The Science of Character
Character education is just as important to education as reading, math and science.”
– Maria Montessori
Most educators entered the profession with the belief that the development of the whole child is an essential obligation of schools. But, we are living in an era of standardized testing where ‘core content’ is king and holistic approaches to education take a back seat to academic performance. This singular focus on testing adds to increased levels of anxiety, stress, and disengagement. It is time to stop ignoring the affective and social needs of the children we serve .
Character development can be easily incorporated into your curriculum with the following mini-lessons designed to spark thoughtful reflection and discussion. Use these as class openers to inspire confidence, increase academic achievement, and help students understand that problems and challenges are part of the learning process. Persisting through challenges and becoming “growth oriented” are skills that need to be developed along with understanding and respecting the needs of others.
The mini-lessons that follow are designed to fit within CASEL’s Five Competence Domains:
- Self-Awareness involves understanding one’s emotions, personal goals, and values. This includes accurately assessing one’s strengths and limitations, having positive mindsets, and possessing a well-grounded sense of self-efficacy and optimism.
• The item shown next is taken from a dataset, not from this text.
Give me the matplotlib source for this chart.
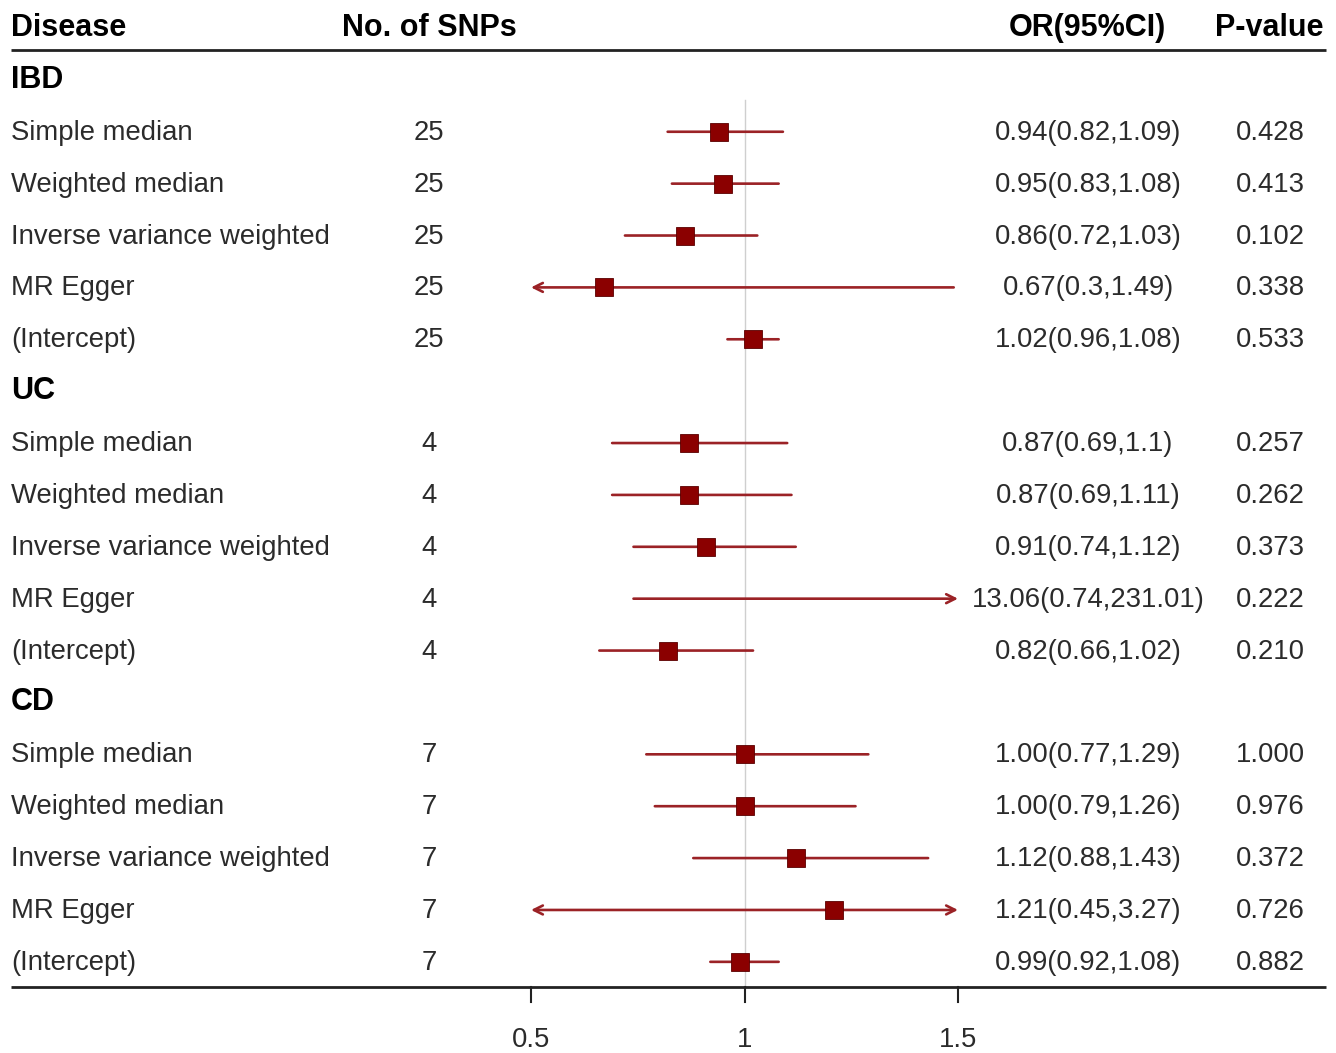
import matplotlib.pyplot as plt

plt.rcParams['font.family'] = ['Liberation Sans', 'DejaVu Sans']

# groups and rows
groups = ["IBD", "UC", "CD"]
methods = ["Simple median", "Weighted median", "Inverse variance weighted",
           "MR Egger", "(Intercept)"]
n_snps = [25, 4, 7]

or_vals = [[0.94, 0.95, 0.86, 0.67, 1.02],
           [0.87, 0.87, 0.91, 13.06, 0.82],
           [1.00, 1.00, 1.12, 1.21, 0.99]]
ci_low = [[0.82, 0.83, 0.72, 0.3, 0.96],
          [0.69, 0.69, 0.74, 0.74, 0.66],
          [0.77, 0.79, 0.88, 0.45, 0.92]]
ci_high = [[1.09, 1.08, 1.03, 1.49, 1.08],
           [1.1, 1.11, 1.12, 231.01, 1.02],
           [1.29, 1.26, 1.43, 3.27, 1.08]]
or_text = [["0.94(0.82,1.09)", "0.95(0.83,1.08)", "0.86(0.72,1.03)", "0.67(0.3,1.49)", "1.02(0.96,1.08)"],
           ["0.87(0.69,1.1)", "0.87(0.69,1.11)", "0.91(0.74,1.12)", "13.06(0.74,231.01)", "0.82(0.66,1.02)"],
           ["1.00(0.77,1.29)", "1.00(0.79,1.26)", "1.12(0.88,1.43)", "1.21(0.45,3.27)", "0.99(0.92,1.08)"]]
p_text = [["0.428", "0.413", "0.102", "0.338", "0.533"],
          ["0.257", "0.262", "0.373", "0.222", "0.210"],
          ["1.000", "0.976", "0.372", "0.726", "0.882"]]

x_ticks = [0.5, 1, 1.5]
x_min, x_max = 0.5, 1.5

W, H = 1336, 1053
fig = plt.figure(figsize=(W / 100, H / 100), dpi=100)
ax = fig.add_axes([0, 0, 1, 1])

# pixel -> data mapping (0.5 at px 531, 1.5 at px 958)
px_per_unit = 427.0
x0 = 0.5 - 531 / px_per_unit
x1 = 0.5 + (W - 531) / px_per_unit
row_px = 51.88
y_top = -28 / row_px
y_bot = (H - 28) / row_px
ax.set_xlim(x0, x1)
ax.set_ylim(y_bot, y_top)
ax.axis('off')


def fx(px):
    return x0 + px / px_per_unit


txt_col = '#2b2b2b'
line_col = '#9B2226'
box_col = '#8B0000'
fs = 19.8
fs_b = 22

# header
ax.text(fx(11), 0, "Disease", fontsize=fs_b, fontweight='bold', va='center', ha='left')
ax.text(fx(429), 0, "No. of SNPs", fontsize=fs_b, fontweight='bold', va='center', ha='center')
ax.text(fx(1087), 0, "OR(95%CI)", fontsize=fs_b, fontweight='bold', va='center', ha='center')
ax.text(fx(1269), 0, "P-value", fontsize=fs_b, fontweight='bold', va='center', ha='center')

ax.plot([fx(11), fx(1326)], [0.42, 0.42], color='#222222', lw=2, solid_capstyle='butt')
ax.plot([fx(11), fx(1326)], [18.48, 18.48], color='#222222', lw=2, solid_capstyle='butt')

# reference line
ax.plot([1, 1], [1.39, 18.48], color='#cfcfcf', lw=1, zorder=1)

row = 1
for g, grp in enumerate(groups):
    ax.text(fx(11), row, grp, fontsize=fs_b, fontweight='bold', va='center', ha='left')
    row += 1
    for m, meth in enumerate(methods):
        y = row + 0.02
        ax.text(fx(11), y, meth, fontsize=fs, color=txt_col, va='center', ha='left')
        ax.text(fx(429), y, str(n_snps[g]), fontsize=fs, color=txt_col, va='center', ha='center')
        ax.text(fx(1088), y, or_text[g][m], fontsize=fs, color=txt_col, va='center', ha='center')
        ax.text(fx(1270), y, p_text[g][m], fontsize=fs, color=txt_col, va='center', ha='center')

        lo, hi, est = ci_low[g][m], ci_high[g][m], or_vals[g][m]
        lo_c, hi_c = max(lo, x_min), min(hi, x_max)
        if lo < x_min and hi > x_max:
            style = '<->'
        elif lo < x_min:
            style = '<-'
        elif hi > x_max:
            style = '->'
        else:
            style = '-'
        ax.annotate('', xy=(hi_c, row), xytext=(lo_c, row),
                    arrowprops=dict(arrowstyle=style, color=line_col, lw=1.9,
                                    shrinkA=0, shrinkB=0, mutation_scale=16),
                    zorder=2)
        if x_min <= est <= x_max:
            ax.plot(est, row, marker='s', markersize=13, color=box_col,
                    markeredgecolor='#5a0000', markeredgewidth=0.6, zorder=3)
        row += 1

# x axis ticks
for t in x_ticks:
    ax.plot([t, t], [18.48, 18.78], color='#222222', lw=1.5)
    ax.text(t, 19.5, f"{t:g}", fontsize=fs, color=txt_col, va='center', ha='center')

fig.savefig("out.png", dpi=100)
High levels of self-awareness require the ability to recognize how thoughts, feelings, and actions are interconnected.
- Self-Management requires skills and attitudes that facilitate the ability to regulate emotions and behaviors. This includes the ability to delay gratification, manage stress, control impulses, and persevere through challenges in order to achieve personal and educational goals.
- Social-Awareness involves the ability to take the perspective of those with different backgrounds or cultures and to empathize and feel compassion. It also involves understanding social norms for behavior and recognizing family, school, and community resources and supports.
- Relationship Skills provide children with the tools they need to establish and maintain healthy and rewarding relationships, and to act in accordance with social norms. Competence in this domain involves communicating clearly, listening actively, cooperating, resisting inappropriate social pressure, negotiating conflict constructively, and seeking help when needed.
- Responsible Decision Making is a competency domain that requires the knowledge, skills, and attitudes needed to make constructive choices about personal behavior and social interactions across diverse settings. Competence in this domain requires the ability to consider ethical standards, safety concerns, accurate behavioral norms for risky behaviors, to make realistic evaluation of consequences of various actions, and to take the health and well-being of self and others into consideration.